═════ Available data ═════

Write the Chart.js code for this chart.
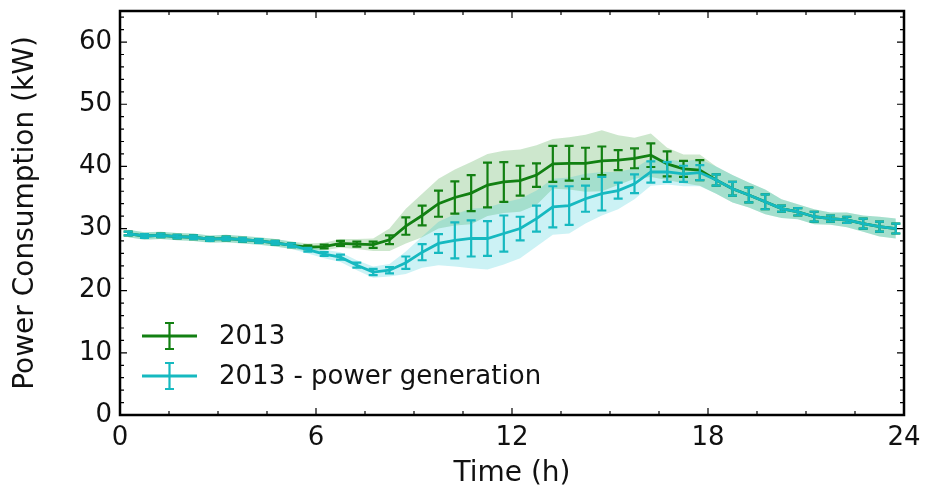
<!DOCTYPE html>
<html>
<head>
<meta charset="utf-8">
<script src="https://cdn.jsdelivr.net/npm/chart.js@4.4.1/dist/chart.umd.min.js"></script>
<style>
  html, body { margin: 0; padding: 0; background: #fff; }
  #wrap { width: 925px; height: 491px; }
</style>
</head>
<body>
<div id="wrap"><canvas id="PowerChart"></canvas></div>
<script>
// half-hour bins (bin centres, hours)
const hours = [0.25, 0.75, 1.25, 1.75, 2.25, 2.75, 3.25, 3.75, 4.25, 4.75, 5.25, 5.75,
  6.25, 6.75, 7.25, 7.75, 8.25, 8.75, 9.25, 9.75, 10.25, 10.75, 11.25, 11.75,
  12.25, 12.75, 13.25, 13.75, 14.25, 14.75, 15.25, 15.75, 16.25, 16.75, 17.25, 17.75,
  18.25, 18.75, 19.25, 19.75, 20.25, 20.75, 21.25, 21.75, 22.25, 22.75, 23.25, 23.75];

// 2013 consumption (kW)
const load2013 = [29.2, 28.8, 28.9, 28.7, 28.6, 28.3, 28.4, 28.2, 28.0, 27.7, 27.3, 27.0,
  27.1, 27.6, 27.5, 27.4, 28.2, 30.4, 32.1, 34.0, 35.0, 35.7, 37.0, 37.5,
  37.7, 38.6, 40.4, 40.5, 40.5, 40.9, 41.0, 41.3, 41.8, 40.4, 39.6, 39.4,
  37.8, 36.4, 35.4, 34.3, 33.2, 32.7, 31.9, 31.6, 31.4, 30.8, 30.3, 30.0];
const load2013Err = [0.3, 0.3, 0.3, 0.3, 0.3, 0.3, 0.3, 0.3, 0.3, 0.3, 0.3, 0.3,
  0.3, 0.4, 0.4, 0.5, 0.7, 1.4, 1.6, 2.1, 2.6, 2.9, 3.6, 3.2,
  2.4, 1.9, 2.9, 2.8, 2.5, 2.3, 1.6, 1.6, 1.9, 2.0, 1.3, 1.6,
  0.9, 1.1, 1.2, 1.2, 0.5, 0.6, 0.8, 0.5, 0.5, 0.8, 0.8, 0.8];
const load2013Band = [0.6, 0.6, 0.6, 0.6, 0.6, 0.6, 0.6, 0.6, 0.6, 0.6, 0.6, 0.6,
  0.6, 0.7, 0.8, 1.0, 1.8, 2.8, 3.5, 4.0, 4.5, 5.0, 5.0, 5.0,
  5.0, 4.8, 4.0, 4.2, 4.6, 4.9, 4.0, 3.3, 3.5, 2.6, 2.3, 2.5,
  2.2, 2.2, 2.0, 2.0, 1.5, 1.2, 1.2, 1.0, 1.2, 1.3, 1.6, 1.6];

// 2013 consumption minus own power generation (kW)
const net2013 = [29.2, 28.8, 28.9, 28.7, 28.6, 28.3, 28.4, 28.2, 28.0, 27.7, 27.3, 26.6,
  25.9, 25.4, 24.1, 23.0, 23.3, 24.5, 26.2, 27.6, 28.1, 28.4, 28.4, 29.2,
  30.0, 31.6, 33.5, 33.7, 34.8, 35.6, 36.1, 37.2, 39.1, 39.1, 38.8, 39.0,
  37.8, 36.4, 35.4, 34.3, 33.2, 32.7, 31.9, 31.6, 31.4, 30.8, 30.3, 30.0];
const net2013Err = [0.3, 0.3, 0.3, 0.3, 0.3, 0.3, 0.3, 0.3, 0.3, 0.3, 0.3, 0.3,
  0.3, 0.4, 0.4, 0.5, 0.5, 1.0, 1.3, 1.5, 2.9, 2.9, 2.8, 2.9,
  1.9, 2.1, 3.3, 3.1, 2.1, 2.7, 1.3, 1.5, 1.7, 1.6, 1.3, 1.2,
  0.9, 1.1, 1.2, 1.2, 0.5, 0.6, 0.8, 0.5, 0.5, 0.8, 0.8, 0.8];
const net2013Band = [0.6, 0.6, 0.6, 0.6, 0.6, 0.6, 0.6, 0.6, 0.6, 0.6, 0.6, 0.6,
  0.7, 0.8, 0.8, 0.9, 1.0, 1.8, 2.5, 3.5, 4.2, 4.8, 5.0, 5.0,
  4.8, 4.5, 4.5, 4.5, 4.0, 3.5, 3.0, 2.5, 2.2, 2.0, 2.0, 2.2,
  2.2, 2.2, 2.0, 2.0, 1.5, 1.2, 1.2, 1.0, 1.2, 1.3, 1.6, 1.6];

const xTicks = [0, 6, 12, 18, 24];
const yTicks = [0, 10, 20, 30, 40, 50, 60];

const GREEN = '#128012';
const CYAN = '#16b9c0';
const FONT = '"DejaVu Sans", sans-serif';

const pts = (vals, off, sign) => hours.map((h, i) => ({ x: h, y: vals[i] + sign * (off ? off[i] : 0) }));

// error bars drawn right after their line, using the chart scales
const errorBars = {
  id: 'errorBars',
  afterDatasetDraw(chart, args) {
    const ds = chart.data.datasets[args.index];
    if (!ds.errors) return;
    const { ctx, scales: { x, y } } = chart;
    ctx.save();
    ctx.strokeStyle = ds.borderColor;
    ctx.lineWidth = 2.2;
    ds.data.forEach((p, i) => {
      const px = x.getPixelForValue(p.x);
      const top = y.getPixelForValue(p.y + ds.errors[i]);
      const bot = y.getPixelForValue(p.y - ds.errors[i]);
      ctx.beginPath();
      ctx.moveTo(px, top); ctx.lineTo(px, bot);
      ctx.moveTo(px - 4.5, top); ctx.lineTo(px + 4.5, top);
      ctx.moveTo(px - 4.5, bot); ctx.lineTo(px + 4.5, bot);
      ctx.stroke();
    });
    ctx.restore();
  }
};

// box frame with inward ticks on all sides (matplotlib look)
const frameTicks = {
  id: 'frameTicks',
  afterDraw(chart) {
    const { ctx, chartArea: a, scales: { x, y } } = chart;
    ctx.save();
    ctx.strokeStyle = '#000';
    ctx.lineWidth = 1.2;
    ctx.beginPath();
    for (let v = 0; v <= 24; v += 1.5) {
      const px = x.getPixelForValue(v);
      const len = v % 6 === 0 ? 7 : 4;
      ctx.moveTo(px, a.bottom); ctx.lineTo(px, a.bottom - len);
      ctx.moveTo(px, a.top); ctx.lineTo(px, a.top + len);
    }
    for (let v = 0; v <= 64; v += 2) {
      const py = y.getPixelForValue(v);
      const len = v % 10 === 0 ? 7 : 4;
      ctx.moveTo(a.left, py); ctx.lineTo(a.left + len, py);
      ctx.moveTo(a.right, py); ctx.lineTo(a.right - len, py);
    }
    ctx.stroke();
    ctx.lineWidth = 2.5;
    ctx.strokeRect(a.left, a.top, a.right - a.left, a.bottom - a.top);
    ctx.restore();
  }
};

// legend in the lower left of the plot area
const errLegend = {
  id: 'errLegend',
  afterDraw(chart) {
    const { ctx, chartArea: a } = chart;
    const items = chart.data.datasets.filter(d => d.errors);
    ctx.save();
    ctx.font = '26px ' + FONT;
    ctx.textBaseline = 'middle';
    items.forEach((d, i) => {
      const cy = a.top + 325 + i * 40;
      const x0 = a.left + 22;
      ctx.strokeStyle = d.borderColor;
      ctx.lineWidth = 2.8;
      ctx.beginPath();
      ctx.moveTo(x0, cy); ctx.lineTo(x0 + 55, cy);
      ctx.stroke();
      ctx.lineWidth = 2.2;
      ctx.beginPath();
      ctx.moveTo(x0 + 27.5, cy - 13); ctx.lineTo(x0 + 27.5, cy + 13);
      ctx.moveTo(x0 + 23, cy - 13); ctx.lineTo(x0 + 32, cy - 13);
      ctx.moveTo(x0 + 23, cy + 13); ctx.lineTo(x0 + 32, cy + 13);
      ctx.stroke();
      ctx.fillStyle = '#111';
      ctx.fillText(d.label, x0 + 77, cy + 1);
    });
    ctx.restore();
  }
};

const data = {
  datasets: [
    { label: 'band 2013 hi', data: pts(load2013, load2013Band, 1), borderWidth: 0, pointRadius: 0, fill: false, order: 20 },
    { label: 'band 2013 lo', data: pts(load2013, load2013Band, -1), borderWidth: 0, pointRadius: 0, fill: '-1', backgroundColor: 'rgba(20,140,20,0.21)', order: 20 },
    { label: 'band net hi', data: pts(net2013, net2013Band, 1), borderWidth: 0, pointRadius: 0, fill: false, order: 19 },
    { label: 'band net lo', data: pts(net2013, net2013Band, -1), borderWidth: 0, pointRadius: 0, fill: '-1', backgroundColor: 'rgba(0,190,205,0.2)', order: 19 },
    { label: '2013', data: pts(load2013, null, 0), errors: load2013Err, borderColor: GREEN, borderWidth: 2.8, pointRadius: 0, fill: false, order: 2 },
    { label: '2013 - power generation', data: pts(net2013, null, 0), errors: net2013Err, borderColor: CYAN, borderWidth: 2.8, pointRadius: 0, fill: false, order: 1 }
  ]
};

const config = {
  type: 'line',
  data: data,
  plugins: [errorBars, frameTicks, errLegend],
  options: {
    responsive: false,
    animation: false,
    layout: { padding: { top: 11, right: 21, left: 0, bottom: 0 } },
    plugins: { legend: { display: false }, tooltip: { enabled: false } },
    elements: { line: { tension: 0 } },
    scales: {
      x: {
        type: 'linear', min: 0, max: 24,
        afterBuildTicks: s => { s.ticks = xTicks.map(v => ({ value: v })); },
        ticks: { font: { family: FONT, size: 26 }, color: '#111', padding: 8 },
        grid: { display: false, drawTicks: false },
        border: { display: false },
        title: { display: true, text: 'Time (h)', font: { family: FONT, size: 28 }, color: '#111', padding: { top: 2, bottom: 0 } },
        afterFit: s => { s.height = 76; s.paddingLeft = 0; s.paddingRight = 0; }
      },
      y: {
        type: 'linear', min: 0, max: 65,
        afterBuildTicks: s => { s.ticks = yTicks.map(v => ({ value: v })); },
        ticks: { font: { family: FONT, size: 26 }, color: '#111', padding: 8 },
        grid: { display: false, drawTicks: false },
        border: { display: false },
        title: { display: true, text: 'Power Consumption (kW)', font: { family: FONT, size: 28 }, color: '#111', padding: { top: 9, bottom: 0 } },
        afterFit: s => { s.width = 120; s.paddingTop = 0; s.paddingBottom = 0; }
      }
    }
  }
};

const canvas = document.getElementById('PowerChart');
canvas.width = 925;
canvas.height = 491;
new Chart(canvas.getContext('2d'), config);
</script>
</body>
</html>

═════

> Exercise prompt
Transcribe exactly, with no pictures, the lines running from the first line of the material through the line holding "22.75, 23.25, 23.75];".

> Written reply
Write the Chart.js code for this chart.
<!DOCTYPE html>
<html>
<head>
<meta charset="utf-8">
<script src="https://cdn.jsdelivr.net/npm/chart.js@4.4.1/dist/chart.umd.min.js"></script>
<style>
  html, body { margin: 0; padding: 0; background: #fff; }
  #wrap { width: 925px; height: 491px; }
</style>
</head>
<body>
<div id="wrap"><canvas id="PowerChart"></canvas></div>
<script>
// half-hour bins (bin centres, hours)
const hours = [0.25, 0.75, 1.25, 1.75, 2.25, 2.75, 3.25, 3.75, 4.25, 4.75, 5.25, 5.75,
  6.25, 6.75, 7.25, 7.75, 8.25, 8.75, 9.25, 9.75, 10.25, 10.75, 11.25, 11.75,
  12.25, 12.75, 13.25, 13.75, 14.25, 14.75, 15.25, 15.75, 16.25, 16.75, 17.25, 17.75,
  18.25, 18.75, 19.25, 19.75, 20.25, 20.75, 21.25, 21.75, 22.25, 22.75, 23.25, 23.75];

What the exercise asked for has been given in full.